Costa Rica Net Salary Calculator 2026
Last updated: January 2026
Net salary in Costa Rica for 2026 is calculated by deducting CCSS and income tax from gross salary, in colones (₡). Employee CCSS contributions total 10.67%: SEM 5.5% (health insurance), IVM 4.17% (disability, old age, death), and Banco Popular 1% (forced savings). Income tax applies progressively after CCSS deductions. The employer contributes 26.5% — one of the highest in Latin America. With a gross salary of ₡1,500,000/month, deductions are: CCSS ₡160,050 and income tax approximately ₡38,733, for a net salary of about ₡1,301,217. The CCSS breakdown is important: SEM covers public healthcare, IVM is the pension system, and Banco Popular builds a savings fund accessible after employment ends.
FAQ
How much is the CCSS deduction in Costa Rica?
The employee's CCSS contribution is 10.67%: SEM 5.5% (health), IVM 4.17% (pension), Banco Popular 1% (savings). On a ₡1,000,000 salary, the total CCSS deduction is ₡106,700/month. There is no salary cap on contributions.
What is the Banco Popular deduction in Costa Rica?
The Banco Popular contribution is 1% of salary, deducted from all salaried workers. These funds accumulate in a savings account at Banco Popular and can be withdrawn when the employment relationship ends or upon retirement. It functions as a forced savings mechanism.
How much does the employer pay in Costa Rica?

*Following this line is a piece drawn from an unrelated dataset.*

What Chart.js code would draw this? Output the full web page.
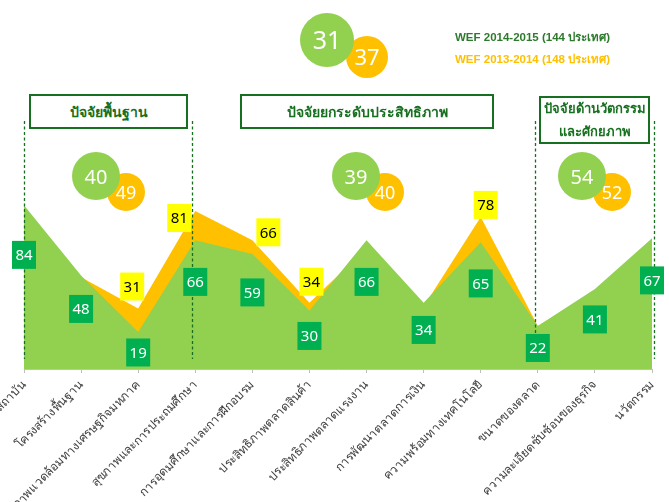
<!DOCTYPE html>
<html><head><meta charset="utf-8">
<script src="https://cdn.jsdelivr.net/npm/chart.js@4.4.0/dist/chart.umd.min.js"></script>
<style>
body{margin:0;background:#fff;}
#wrap{position:relative;width:669px;height:502px;overflow:hidden;background:#fff;}
canvas{position:absolute;left:0;top:0;}
.box{position:absolute;border:2.5px solid #17701f;box-sizing:border-box;color:#17701f;font:bold 14px Tahoma,'Noto Sans','DejaVu Sans',sans-serif;display:flex;flex-direction:column;align-items:center;justify-content:center;text-align:center;line-height:23px;background:#fff;white-space:nowrap;}
#g2{font-size:13px;}
.leg{position:absolute;font:bold 11.5px 'Liberation Sans',Tahoma,sans-serif;white-space:nowrap;}
</style></head>
<body>
<div id="wrap">
<canvas id="c" width="669" height="502"></canvas>
<div class="box" id="g0" style="left:29px;top:94px;width:159px;height:35px;"></div>
<div class="box" id="g1" style="left:240px;top:94px;width:254px;height:35px;"></div>
<div class="box" id="g2" style="left:539px;top:96px;width:111px;height:48px;"></div>
<div class="leg" id="l0" style="left:455px;top:28px;color:#2d7a2d;"></div>
<div class="leg" id="l1" style="left:455px;top:50px;color:#ffc000;"></div>
</div>
<script>
const pillars = ['สถาบัน','โครงสร้างพื้นฐาน','สภาพแวดล้อมทางเศรษฐกิจมหภาค','สุขภาพและการประถมศึกษา','การอุดมศึกษาและการฝึกอบรม','ประสิทธิภาพตลาดสินค้า','ประสิทธิภาพตลาดแรงงาน','การพัฒนาตลาดการเงิน','ความพร้อมทางเทคโนโลยี','ขนาดของตลาด','ความละเอียดซับซ้อนของธุรกิจ','นวัตกรรม'];
const rank2015 = [84,48,19,66,59,30,66,34,65,22,41,67];
const rank2014 = [78,47,31,81,66,34,62,32,78,22,40,66];
const overallRank = [31,37];
const groupRank2015 = [40,39,54];
const groupRank2014 = [49,40,52];
const groupNames = [['ปัจจัยพื้นฐาน'],['ปัจจัยยกระดับประสิทธิภาพ'],['ปัจจัยด้านวัตกรรม','และศักยภาพ']];
const legendLabels = ['WEF 2014-2015 (144 ประเทศ)','WEF 2013-2014 (148 ประเทศ)'];

groupNames.forEach((lines,i)=>{
  const el=document.getElementById('g'+i);
  lines.forEach(t=>{const s=document.createElement('span');s.textContent=t;el.appendChild(s);});
});
legendLabels.forEach((t,i)=>{document.getElementById('l'+i).textContent=t;});

const GREEN='#92D050', ORANGE='#FFC000', LBLGREEN='#00B050', LBLYEL='#FFFF00', DARK='#17701f';
const FONT="Tahoma,'Noto Sans','DejaVu Sans',sans-serif";

const overlay = {
  id:'overlay',
  afterDatasetsDraw(chart){
    const ctx=chart.ctx, x=chart.scales.x, y=chart.scales.y;
    ctx.save();
    ctx.strokeStyle=DARK; ctx.lineWidth=1.3; ctx.setLineDash([3,2.5]);
    [[0,0],[3,-3],[9,-3],[11,2]].forEach(([i,d])=>{
      const px=Math.round(x.getPixelForValue(i)+d)+0.5;
      ctx.beginPath(); ctx.moveTo(px,121); ctx.lineTo(px,359); ctx.stroke();
    });
    ctx.setLineDash([]);
    ctx.textAlign='center'; ctx.textBaseline='middle';
    ctx.font='15px '+FONT;
    rank2015.forEach((v,i)=>{
      const cx=x.getPixelForValue(i), cy=y.getPixelForValue(v*0.77)+12;
      ctx.fillStyle=LBLGREEN; ctx.fillRect(cx-12,cy-14,24,28);
      ctx.fillStyle='#fff'; ctx.fillText(String(v),cx,cy+1);
    });
    const shift=chart.options.plugins.overlay.shift;
    rank2014.forEach((v,i)=>{
      if(v<=rank2015[i]) return;
      const s=shift[i]||[0,-22];
      const cx=x.getPixelForValue(i)+s[0], cy=y.getPixelForValue(v)+s[1];
      ctx.fillStyle=LBLYEL; ctx.fillRect(cx-12,cy-14,24,28);
      ctx.fillStyle='#000'; ctx.fillText(String(v),cx,cy+1);
    });
    ctx.restore();
  },
  afterDraw(chart){
    const ctx=chart.ctx;
    const circ=(cx,cy,r,col,txt,fs)=>{
      ctx.beginPath(); ctx.arc(cx,cy,r,0,Math.PI*2); ctx.fillStyle=col; ctx.fill();
      ctx.fillStyle='#fff'; ctx.font=fs+'px '+FONT; ctx.textAlign='center'; ctx.textBaseline='middle';
      ctx.fillText(String(txt),cx,cy+2);
    };
    ctx.save();
    circ(367,57,21,ORANGE,overallRank[1],22);
    circ(327,40,27,GREEN,overallRank[0],25);
    const centers=[[96,126],[356,385],[582,612]];
    centers.forEach(([g,o],i)=>{
      circ(o,192,19,ORANGE,groupRank2014[i],18);
      circ(g,176,24,GREEN,groupRank2015[i],20);
    });
    ctx.restore();
  }
};

new Chart(document.getElementById('c'),{
  type:'line',
  data:{labels:pillars,datasets:[
    {label:legendLabels[0],data:rank2015,fill:'origin',backgroundColor:GREEN,borderColor:GREEN,borderWidth:0,pointRadius:0,tension:0},
    {label:legendLabels[1],data:rank2014,fill:'origin',backgroundColor:ORANGE,borderColor:ORANGE,borderWidth:0,pointRadius:0,tension:0}
  ]},
  options:{
    responsive:false,animation:false,
    layout:{padding:{left:24,right:17,top:174,bottom:0}},
    plugins:{legend:{display:false},tooltip:{enabled:false},
      overlay:{shift:{2:[-6,-22],3:[-16,7],4:[16,-8],5:[2,-21],8:[5,-12]}}},
    scales:{
      x:{offset:false,
        grid:{display:true,drawOnChartArea:false,drawTicks:true,tickLength:4,color:'#BFBFBF'},
        border:{color:'#BFBFBF'},
        ticks:{minRotation:45,maxRotation:45,autoSkip:false,color:'#404040',padding:5,font:{size:12,family:FONT}},
        afterFit(s){s.paddingLeft=0;s.paddingRight=0;s.height=133;}
      },
      y:{display:false,min:0,max:100}
    }
  },
  plugins:[overlay]
});
</script>
</body></html>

Employer contributions in Costa Rica total 26.5% of salary, including: CCSS SEM 9.25%, IVM 5.08%, Banco Popular 0.25%, IMAS 0.5%, INA 1.5%, plus other smaller funds. This is one of the highest employer burdens in Latin America.
How is income tax calculated on salary in Costa Rica?
After deducting 10.67% CCSS, monthly brackets apply: up to ₡926,000 exempt, ₡926,001-₡1,363,000 at 10%, ₡1,363,001-₡2,392,000 at 15%, ₡2,392,001-₡4,783,000 at 20%, over ₡4,783,000 at 25%. No annual reconciliation needed — monthly brackets are definitive.
What is the salario escolar in Costa Rica?
The salario escolar is a mandatory savings equal to 8.19% of monthly salary, deducted throughout the year and paid in a lump sum in January/February. It is exempt from income tax and helps cover school expenses. The employer withholds it and the CCSS manages the fund.